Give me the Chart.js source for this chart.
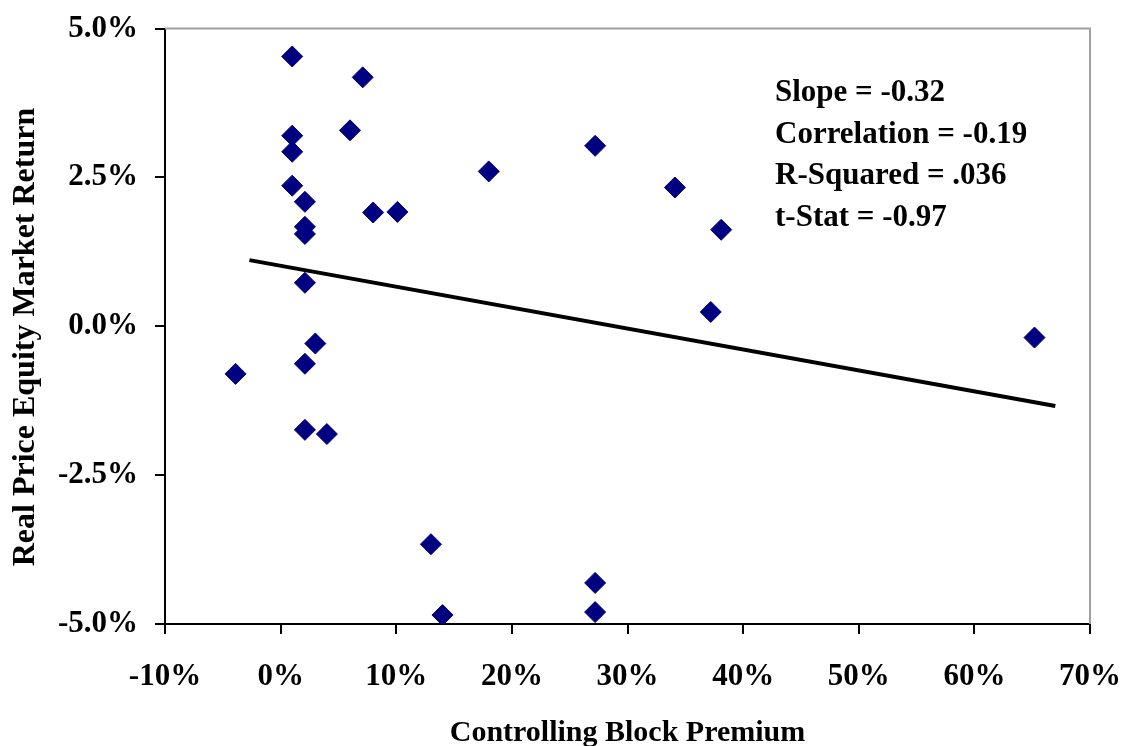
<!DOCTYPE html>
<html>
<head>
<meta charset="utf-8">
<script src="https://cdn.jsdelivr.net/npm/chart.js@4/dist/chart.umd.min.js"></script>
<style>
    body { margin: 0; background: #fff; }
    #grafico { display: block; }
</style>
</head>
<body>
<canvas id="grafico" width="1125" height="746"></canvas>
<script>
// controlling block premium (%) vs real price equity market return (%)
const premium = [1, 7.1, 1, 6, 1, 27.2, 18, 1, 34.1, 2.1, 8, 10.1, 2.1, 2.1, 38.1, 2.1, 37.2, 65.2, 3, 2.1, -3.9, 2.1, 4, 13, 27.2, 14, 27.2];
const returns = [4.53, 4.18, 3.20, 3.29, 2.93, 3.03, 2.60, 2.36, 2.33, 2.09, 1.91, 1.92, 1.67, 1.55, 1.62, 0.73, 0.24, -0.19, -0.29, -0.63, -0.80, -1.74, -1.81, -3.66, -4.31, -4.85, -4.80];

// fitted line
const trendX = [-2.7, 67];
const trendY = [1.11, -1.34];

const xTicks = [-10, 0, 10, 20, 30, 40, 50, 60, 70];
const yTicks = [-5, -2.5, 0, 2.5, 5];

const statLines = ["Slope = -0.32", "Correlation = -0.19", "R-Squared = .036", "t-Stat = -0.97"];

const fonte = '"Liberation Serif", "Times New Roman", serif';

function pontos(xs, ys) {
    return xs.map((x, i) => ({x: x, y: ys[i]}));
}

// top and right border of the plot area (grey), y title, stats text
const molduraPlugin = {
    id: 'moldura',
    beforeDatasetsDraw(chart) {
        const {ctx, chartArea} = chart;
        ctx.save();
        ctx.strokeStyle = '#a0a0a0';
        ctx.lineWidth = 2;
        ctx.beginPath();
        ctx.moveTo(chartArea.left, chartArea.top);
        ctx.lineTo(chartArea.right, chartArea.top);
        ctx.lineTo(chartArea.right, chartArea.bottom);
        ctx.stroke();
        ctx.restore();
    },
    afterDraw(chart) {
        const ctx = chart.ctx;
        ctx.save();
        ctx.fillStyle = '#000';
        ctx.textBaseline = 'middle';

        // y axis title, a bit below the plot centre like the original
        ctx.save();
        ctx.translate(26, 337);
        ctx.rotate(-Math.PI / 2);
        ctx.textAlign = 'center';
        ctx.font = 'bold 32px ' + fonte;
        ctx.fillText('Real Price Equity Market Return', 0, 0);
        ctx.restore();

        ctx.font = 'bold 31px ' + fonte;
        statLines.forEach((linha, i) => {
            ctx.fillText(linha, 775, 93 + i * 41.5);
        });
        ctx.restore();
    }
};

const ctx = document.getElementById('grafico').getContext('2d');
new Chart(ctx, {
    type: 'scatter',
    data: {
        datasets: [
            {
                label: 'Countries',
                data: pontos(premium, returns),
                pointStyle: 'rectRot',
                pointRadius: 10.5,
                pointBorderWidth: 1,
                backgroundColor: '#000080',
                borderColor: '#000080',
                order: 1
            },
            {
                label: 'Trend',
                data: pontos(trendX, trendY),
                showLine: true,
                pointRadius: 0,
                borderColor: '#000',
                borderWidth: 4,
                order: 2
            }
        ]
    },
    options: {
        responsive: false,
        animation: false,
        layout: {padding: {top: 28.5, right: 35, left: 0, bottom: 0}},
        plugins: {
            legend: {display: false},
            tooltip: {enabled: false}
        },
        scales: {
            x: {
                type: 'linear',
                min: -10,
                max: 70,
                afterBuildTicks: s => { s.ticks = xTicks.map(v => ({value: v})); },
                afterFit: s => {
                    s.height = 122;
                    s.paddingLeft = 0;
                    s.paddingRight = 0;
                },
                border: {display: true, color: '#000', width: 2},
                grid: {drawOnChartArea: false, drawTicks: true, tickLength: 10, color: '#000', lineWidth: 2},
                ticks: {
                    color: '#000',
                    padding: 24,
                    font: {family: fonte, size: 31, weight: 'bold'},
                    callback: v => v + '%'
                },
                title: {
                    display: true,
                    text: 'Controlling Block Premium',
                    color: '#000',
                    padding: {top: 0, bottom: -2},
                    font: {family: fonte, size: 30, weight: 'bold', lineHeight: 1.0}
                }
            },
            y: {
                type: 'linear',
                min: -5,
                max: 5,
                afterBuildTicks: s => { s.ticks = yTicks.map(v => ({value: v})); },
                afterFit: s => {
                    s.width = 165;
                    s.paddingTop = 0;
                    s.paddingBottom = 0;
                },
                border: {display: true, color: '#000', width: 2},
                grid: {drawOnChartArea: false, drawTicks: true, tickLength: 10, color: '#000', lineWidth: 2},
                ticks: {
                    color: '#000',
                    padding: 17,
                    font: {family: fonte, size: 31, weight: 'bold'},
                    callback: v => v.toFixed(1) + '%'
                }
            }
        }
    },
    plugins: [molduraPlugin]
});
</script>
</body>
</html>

*GOAL OF THE EXERCISE*
Reproduce the whole listing word for word, setting aside any pictures.

*TASK OUTPUT*
Give me the Chart.js source for this chart.
<!DOCTYPE html>
<html>
<head>
<meta charset="utf-8">
<script src="https://cdn.jsdelivr.net/npm/chart.js@4/dist/chart.umd.min.js"></script>
<style>
    body { margin: 0; background: #fff; }
    #grafico { display: block; }
</style>
</head>
<body>
<canvas id="grafico" width="1125" height="746"></canvas>
<script>
// controlling block premium (%) vs real price equity market return (%)
const premium = [1, 7.1, 1, 6, 1, 27.2, 18, 1, 34.1, 2.1, 8, 10.1, 2.1, 2.1, 38.1, 2.1, 37.2, 65.2, 3, 2.1, -3.9, 2.1, 4, 13, 27.2, 14, 27.2];
const returns = [4.53, 4.18, 3.20, 3.29, 2.93, 3.03, 2.60, 2.36, 2.33, 2.09, 1.91, 1.92, 1.67, 1.55, 1.62, 0.73, 0.24, -0.19, -0.29, -0.63, -0.80, -1.74, -1.81, -3.66, -4.31, -4.85, -4.80];

// fitted line
const trendX = [-2.7, 67];
const trendY = [1.11, -1.34];

const xTicks = [-10, 0, 10, 20, 30, 40, 50, 60, 70];
const yTicks = [-5, -2.5, 0, 2.5, 5];

const statLines = ["Slope = -0.32", "Correlation = -0.19", "R-Squared = .036", "t-Stat = -0.97"];

const fonte = '"Liberation Serif", "Times New Roman", serif';

function pontos(xs, ys) {
    return xs.map((x, i) => ({x: x, y: ys[i]}));
}

// top and right border of the plot area (grey), y title, stats text
const molduraPlugin = {
    id: 'moldura',
    beforeDatasetsDraw(chart) {
        const {ctx, chartArea} = chart;
        ctx.save();
        ctx.strokeStyle = '#a0a0a0';
        ctx.lineWidth = 2;
        ctx.beginPath();
        ctx.moveTo(chartArea.left, chartArea.top);
        ctx.lineTo(chartArea.right, chartArea.top);
        ctx.lineTo(chartArea.right, chartArea.bottom);
        ctx.stroke();
        ctx.restore();
    },
    afterDraw(chart) {
        const ctx = chart.ctx;
        ctx.save();
        ctx.fillStyle = '#000';
        ctx.textBaseline = 'middle';

        // y axis title, a bit below the plot centre like the original
        ctx.save();
        ctx.translate(26, 337);
        ctx.rotate(-Math.PI / 2);
        ctx.textAlign = 'center';
        ctx.font = 'bold 32px ' + fonte;
        ctx.fillText('Real Price Equity Market Return', 0, 0);
        ctx.restore();

        ctx.font = 'bold 31px ' + fonte;
        statLines.forEach((linha, i) => {
            ctx.fillText(linha, 775, 93 + i * 41.5);
        });
        ctx.restore();
    }
};

const ctx = document.getElementById('grafico').getContext('2d');
new Chart(ctx, {
    type: 'scatter',
    data: {
        datasets: [
            {
                label: 'Countries',
                data: pontos(premium, returns),
                pointStyle: 'rectRot',
                pointRadius: 10.5,
                pointBorderWidth: 1,
                backgroundColor: '#000080',
                borderColor: '#000080',
                order: 1
            },
            {
                label: 'Trend',
                data: pontos(trendX, trendY),
                showLine: true,
                pointRadius: 0,
                borderColor: '#000',
                borderWidth: 4,
                order: 2
            }
        ]
    },
    options: {
        responsive: false,
        animation: false,
        layout: {padding: {top: 28.5, right: 35, left: 0, bottom: 0}},
        plugins: {
            legend: {display: false},
            tooltip: {enabled: false}
        },
        scales: {
            x: {
                type: 'linear',
                min: -10,
                max: 70,
                afterBuildTicks: s => { s.ticks = xTicks.map(v => ({value: v})); },
                afterFit: s => {
                    s.height = 122;
                    s.paddingLeft = 0;
                    s.paddingRight = 0;
                },
                border: {display: true, color: '#000', width: 2},
                grid: {drawOnChartArea: false, drawTicks: true, tickLength: 10, color: '#000', lineWidth: 2},
                ticks: {
                    color: '#000',
                    padding: 24,
                    font: {family: fonte, size: 31, weight: 'bold'},
                    callback: v => v + '%'
                },
                title: {
                    display: true,
                    text: 'Controlling Block Premium',
                    color: '#000',
                    padding: {top: 0, bottom: -2},
                    font: {family: fonte, size: 30, weight: 'bold', lineHeight: 1.0}
                }
            },
            y: {
                type: 'linear',
                min: -5,
                max: 5,
                afterBuildTicks: s => { s.ticks = yTicks.map(v => ({value: v})); },
                afterFit: s => {
                    s.width = 165;
                    s.paddingTop = 0;
                    s.paddingBottom = 0;
                },
                border: {display: true, color: '#000', width: 2},
                grid: {drawOnChartArea: false, drawTicks: true, tickLength: 10, color: '#000', lineWidth: 2},
                ticks: {
                    color: '#000',
                    padding: 17,
                    font: {family: fonte, size: 31, weight: 'bold'},
                    callback: v => v.toFixed(1) + '%'
                }
            }
        }
    },
    plugins: [molduraPlugin]
});
</script>
</body>
</html>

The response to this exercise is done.